2. How has the core skill set (and/or toolbox) of the average reliability manager changed over the past 10 years?
It changes cyclically, as far as what's in favor and what people are excited about. You see things like Lean and Six Sigma, or PM optimization or FMEAs become very popular, and then they fade away, and then they become very popular again. On the bigger side, we've got a lot of new technology at our disposal that we didn't have 10 years ago, and the cost has come down on many of these technologies, so as a reliability person, the technologies may be a little more appealing than they were even a few years ago.
But, the process side hasn't changed. We know that we need to have good business processes, we know that we need to plan the work, we need to schedule the work, we need to execute the work. We know that we need to use FRACAS or failure codes in order to identify reoccurring failures and issues, and we know those need to have RCAs performed. We need to understand why they're happening, and we know that the findings of those RCAs need to be implemented and something actually done with them. And if at any point in this end-to-end process, we don't do one of those steps, all the technology and tools in the world is not going to add value it could.
One thing I'm starting to notice is that a lot of people are doing potentially the right things for the wrong reasons, and using new technology to enable their reactive maintenance culture. They'll go out and they'll buy predictive maintenance technologies, not in order to enable their planning and scheduling process and reduce their maintenance costs and improve their reliability, but more-so because they want to be able to identify problems and do emergency repairs on those problems. So they're not using the technology where it adds the most value.
3. What kinds of Industry 4.0 technologies do you consider to be table stakes for current maintenance and/or reliability professionals?
I think robots and automation, you pretty much have to do that now, especially because we can't hire enough people with the right skills. That's becoming more and more prevalent if you consider that part of Industry 4.0, which I do.
I think 5G has become more important, because now it's a way to get information and data out of the system, even if I can't get it through the traditional IT route. 5G also is becoming more and more critical to separate the internal network from the data that you don't necessarily need on the internal network. Especially with a lot of hacking and similar attacks recently, people aren't nearly as interested in putting more things on their internal networks.

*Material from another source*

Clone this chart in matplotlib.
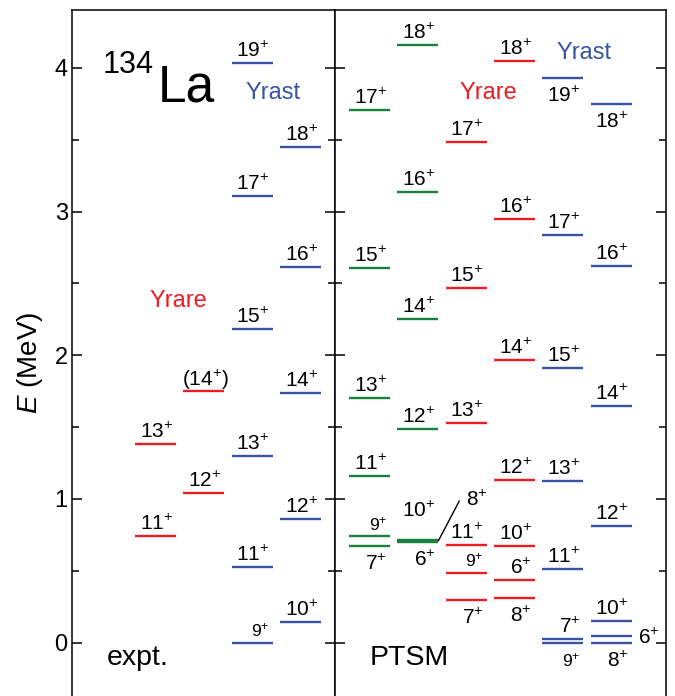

Having more information and being able to run analytics on it is going to continue to be a game changer as we go forward. I'm not suggesting that everybody's doing it right, and I'm not suggesting everyone is using their data. I've been into a couple of automotive clients and others where they had tons and tons of data, but it wasn't really being converted into much information. I think as more and more organizations figure out how to interface with that data, whether it's AI or analytics, or whatever they choose to use, I think having the data is going to become more and more important.
4. Which industry verticals, if any, tend to be quick to embrace newer technologies like IoT or AI? (this can include public utilities)
This was a fun question to think about, because when I think about who is progressive in certain areas, if we talk about AR and VR, as an example, which arguably is part of Industry 4.0, as well, that has been embraced more so by aerospace. That doesn't mean that they have the other parts of Industry 4.0, although they have many. Also, if you want to talk about robotics, automotive has always been very progressive in the use of robotics. You go into one of their plants, and very quickly you see a robot count that’s much higher than what you would see in most facilities.
As I think about who truly embraced Industry 4.0 early it is power generation. That sector has had connected sensors embedded all over their units for more than 20 years, it's not new for them at all. I can think back to working in a power plant, helping them implement reliability in probably the late 2000s, and they were already fully instrumented and connected. You knew what was going on in every part of that facility, and I don't know that we would say the analytics were as good as they are today – they were still doing rudimentary analytics – I'd have to say that power generation was an early adopter of the technologies, and they've just carried on and used it more and more.
5. When new condition monitoring or asset management technologies are introduced, which members of the team are the ones driving these projects? Does it make a difference if the new technology is hardware or software?
I don't know that I can put a certain title on it because most of the time it's the individual who adopted it most early and talks about it most often – almost the prophet of that technology, if you will. If I got really excited about ultrasound, I might talk about that everywhere, and then I'll end up leading that going forward. If I get really excited about big data, and I know many folks who do, then they kind of spill that excitement throughout the organization. It could be any role, but it's really, who has the passion to figure out how to convey it to the organization such that the organization begins to see the value.
6. In your opinion, what are one or two things that would make an impact in alleviating the hiring challenges currently associated with the M&R job market?
First is the planning of work with precision maintenance techniques included. If I know that we are going to do a job multiple times this year, then taking the time to plan that job effectively, taking the time to break it down into both a checklist and a step description for each of those elements is key. If I'm new here, I can learn from the job plan. If I'm an experienced individual, I can grab the little morsels from the checklist that I need in order to do it correctly.
My second point on this question is AI with human interaction. My experience is that AI produces a job plan that is somewhere between 30 and 60% accurate, and it's easier to edit a job plan than it is to create it from scratch. If AI helps me edit or create job plans, and I edit them, and instead of only 2-5% of the organizations planning, I can get 50% of the organizations out there beginning to plan, then that's going to allow them to be more efficient, and more effective. Also they're going to have less reoccurring downtime and reoccurring failures, therefore needing less people to do the same work, which helps them with their hiring issues.
Also, if I train somebody and they leave, I lose everything. If I train somebody and I build a really good procedure or job plan at the same time to do that work, even if I lose them, I don't lose the procedure. It's there in the CMMS, it's in the job plan library, it can continue to be used over and over providing value even after the people are gone.